Gauge fixing and regularity of axially symmetric and axistationary second order perturbations around spherical backgrounds

Perturbation theory in geometric theories of gravitation is a gauge theory of symmetric tensors defined on a Lorentzian manifold (the background spacetime). The gauge freedom makes uniqueness problems in perturbation theory particularly hard as one needs to understand in depth the process of gauge fixing before attempting any uniqueness proof. This is the first paper of a series of two aimed at deriving an existence and uniqueness result for rigidly rotating stars to second order in perturbation theory in General Relativity. A necessary step is to show the existence of a suitable choice of gauge and to understand the differentiability and regularity properties of the resulting gauge tensors in some "canonical form", particularly at the centre of the star. With a wider range of applications in mind, in this paper we analyse the fixing and regularity problem in a more general setting.

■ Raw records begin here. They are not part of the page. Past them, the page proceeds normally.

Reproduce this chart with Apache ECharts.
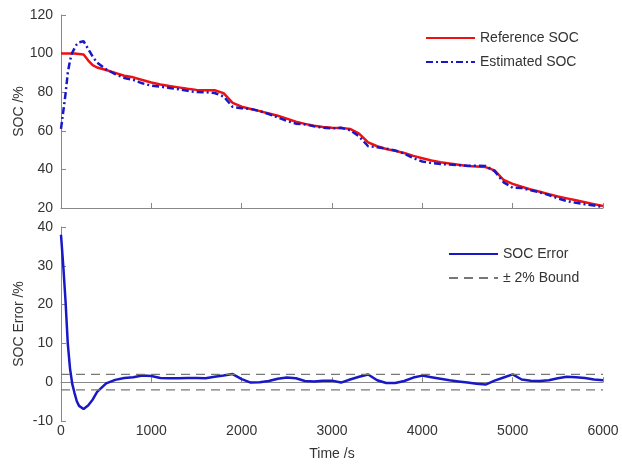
<!DOCTYPE html>
<html>
<head>
<meta charset="utf-8">
<script src="https://cdn.jsdelivr.net/npm/echarts@6/dist/echarts.min.js"></script>
<style>
  html, body { margin: 0; padding: 0; background: #fff; }
  #chart { width: 622px; height: 465px; }
</style>
</head>
<body>
<div id="chart"></div>
<script>
// time axis (s)
const time = [0, 25, 50, 75, 100, 125, 150, 175, 200, 250, 300, 350, 400,
  500, 600, 700, 800, 900, 1000, 1100, 1200, 1300, 1400, 1500, 1600, 1700, 1800, 1900,
  2000, 2100, 2200, 2300, 2400, 2500, 2600, 2700, 2800, 2900, 3000, 3100, 3200, 3300,
  3400, 3500, 3600, 3700, 3800, 3900, 4000, 4100, 4200, 4300, 4400, 4500, 4600, 4700,
  4800, 4900, 5000, 5100, 5200, 5300, 5400, 5500, 5600, 5700, 5800, 5900, 6000]

// reference SOC (%)
const refSoc = [100, 100, 100, 100, 100, 100, 100, 99.9, 99.8, 99.5, 96.5, 94, 92.8,
  91.5, 90, 88.5, 87.7, 86.3, 85, 84, 83.2, 82.5, 81.8, 81.2, 81, 81, 79.5, 74.5,
  72.5, 71.3, 70.2, 69, 67.8, 66.3, 64.7, 63.6, 62.6, 62, 61.6, 61.5, 61, 58.5,
  54, 52, 50.6, 49.6, 48.5, 47, 45.8, 44.6, 43.7, 43, 42.4, 41.8, 41.5, 41.2,
  39.5, 34.5, 32.5, 31, 29.6, 28.4, 27.2, 26, 25, 24, 23, 22, 21]

// estimated SOC (%)
const estSoc = [61, 70, 79, 90, 96.5, 100.5, 102.8, 104.8, 105.9, 106.4, 102.5, 98.5, 95.3,
  91.8, 89.4, 87.4, 86.4, 84.6, 83.4, 82.9, 82.2, 81.5, 80.7, 80.1, 80, 79.6, 77.8, 72.4,
  71.7, 71.4, 70.2, 68.7, 66.9, 65.1, 63.7, 63.3, 62.4, 61.6, 61.2, 61.6, 60.3, 57.1,
  52, 51.5, 50.8, 49.8, 48.2, 45.8, 44.1, 43.3, 42.8, 42.5, 42.2, 41.9, 41.9, 41.8,
  39.1, 33.3, 30.5, 30.3, 29.2, 28.1, 26.7, 25, 23.6, 22.7, 21.9, 21.3, 20.5]

// SOC error (%)
const socErr = [38, 30, 21, 10, 3.5, -0.5, -2.8, -4.9, -6.1, -6.9, -6, -4.5, -2.5,
  -0.3, 0.6, 1.1, 1.3, 1.7, 1.6, 1.1, 1.0, 1.0, 1.1, 1.1, 1.0, 1.4, 1.7, 2.1,
  0.8, -0.1, 0.0, 0.3, 0.9, 1.2, 1.0, 0.3, 0.2, 0.4, 0.4, -0.1, 0.7, 1.4,
  2.0, 0.5, -0.2, -0.2, 0.3, 1.2, 1.7, 1.3, 0.9, 0.5, 0.2, -0.1, -0.4, -0.6,
  0.4, 1.2, 2.0, 0.7, 0.4, 0.3, 0.5, 1.0, 1.4, 1.3, 1.1, 0.7, 0.5]

const bound = 2
const tMax = 6000

const font = 'Liberation Sans, Arial, sans-serif'
const axisColor = '#888'
const textColor = '#333'

function pairs(vals) {
  return time.map((t, i) => [t, vals[i]])
}

function xAxis(gridIndex, showLabel) {
  return {
    type: 'value',
    gridIndex: gridIndex,
    min: 0,
    max: tMax,
    interval: 1000,
    name: showLabel ? 'Time /s' : '',
    nameLocation: 'middle',
    nameGap: 26,
    nameMoveOverlap: false,
    nameTextStyle: { color: textColor, fontSize: 14, fontFamily: font },
    axisLine: { lineStyle: { color: axisColor, width: 1 } },
    axisTick: { inside: true, length: 5, lineStyle: { color: axisColor } },
    axisLabel: {
      show: showLabel,
      color: textColor,
      fontSize: 14,
      fontFamily: font,
      margin: 3,
      formatter: v => String(v)
    },
    splitLine: { show: false }
  }
}

function yAxis(gridIndex, name, min, max, interval) {
  return {
    type: 'value',
    gridIndex: gridIndex,
    min: min,
    max: max,
    interval: interval,
    name: name,
    nameLocation: 'middle',
    nameGap: 35,
    nameMoveOverlap: false,
    nameTextStyle: { color: textColor, fontSize: 14, fontFamily: font },
    axisLine: { show: true, lineStyle: { color: axisColor, width: 1 } },
    axisTick: { show: true, inside: true, length: 5, lineStyle: { color: axisColor } },
    axisLabel: { color: textColor, fontSize: 14, fontFamily: font, margin: 8 },
    splitLine: { show: false }
  }
}

const legendText = { color: textColor, fontSize: 14, fontFamily: font }

const option = {
  animation: false,
  backgroundColor: '#fff',
  grid: [
    { left: 61, right: 19, top: 15, height: 193, outerBoundsMode: 'none' },
    { left: 61, right: 19, top: 227, height: 194, outerBoundsMode: 'none' }
  ],
  legend: [
    {
      data: ['Reference SOC', 'Estimated SOC'],
      orient: 'vertical',
      left: 420,
      top: 26,
      itemWidth: 49,
      itemHeight: 14,
      itemGap: 10,
      itemStyle: { opacity: 0 }, // line only, no marker
      textStyle: legendText
    },
    {
      data: ['SOC Error', '± 2% Bound'],
      orient: 'vertical',
      left: 443,
      top: 242,
      itemWidth: 49,
      itemHeight: 14,
      itemGap: 10,
      itemStyle: { opacity: 0 },
      textStyle: legendText
    }
  ],
  xAxis: [xAxis(0, false), xAxis(1, true)],
  yAxis: [yAxis(0, 'SOC /%', 20, 120, 20), yAxis(1, 'SOC Error /%', -10, 40, 10)],
  series: [
    {
      name: 'Reference SOC',
      type: 'line',
      xAxisIndex: 0,
      yAxisIndex: 0,
      symbol: 'none',
      color: '#ee1111',
      lineStyle: { color: '#ee1111', width: 2.5 },
      data: pairs(refSoc)
    },
    {
      name: 'Estimated SOC',
      type: 'line',
      xAxisIndex: 0,
      yAxisIndex: 0,
      symbol: 'none',
      color: '#1818c8',
      lineStyle: { color: '#1818c8', width: 2.5, type: [7, 3, 2, 3] },
      data: pairs(estSoc)
    },
    {
      name: 'SOC Error',
      type: 'line',
      xAxisIndex: 1,
      yAxisIndex: 1,
      symbol: 'none',
      color: '#1818c8',
      lineStyle: { color: '#1818c8', width: 2.5 },
      data: pairs(socErr)
    },
    {
      name: '± 2% Bound',
      type: 'line',
      xAxisIndex: 1,
      yAxisIndex: 1,
      symbol: 'none',
      color: '#777',
      lineStyle: { color: '#777', width: 1.2, type: [9, 6] },
      data: [[0, bound], [tMax, bound]]
    },
    {
      name: '± 2% Bound',
      type: 'line',
      xAxisIndex: 1,
      yAxisIndex: 1,
      symbol: 'none',
      color: '#777',
      lineStyle: { color: '#777', width: 1.2, type: [9, 6] },
      data: [[0, -bound], [tMax, -bound]]
    }
  ]
}

const chart = echarts.init(document.getElementById('chart'))
chart.setOption(option)
</script>
</body>
</html>
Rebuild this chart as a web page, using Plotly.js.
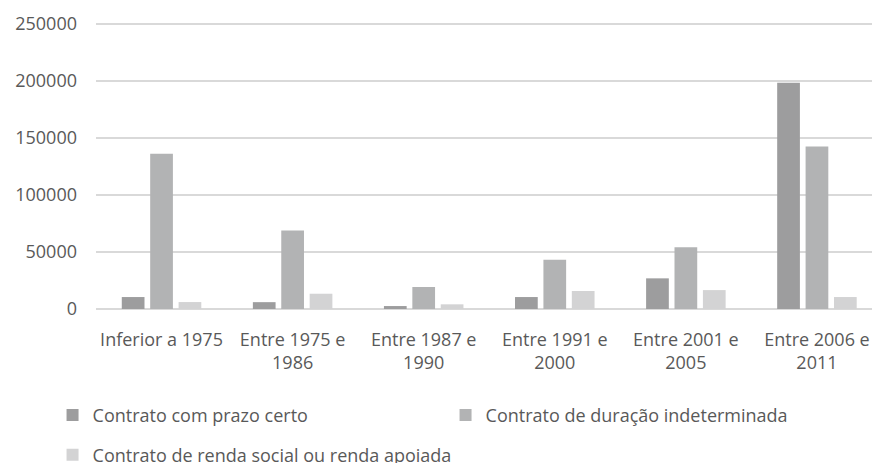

In particular we tackle the problem of the Hodge-type decomposition into scalar, vector and tensor components on spheres of symmetric and axially symmetric tensors with finite differentiability down to the origin, exploiting a strategy in which the loss of differentiability is as low as possible. Our primary interest, and main result, is to show that stationary and axially symmetric second order perturbations around static and spherically symmetric background configurations can indeed be rendered in the usual "canonical form" used in the literature while loosing only one degree of differentiability and keeping all relevant quantities bounded near the origin.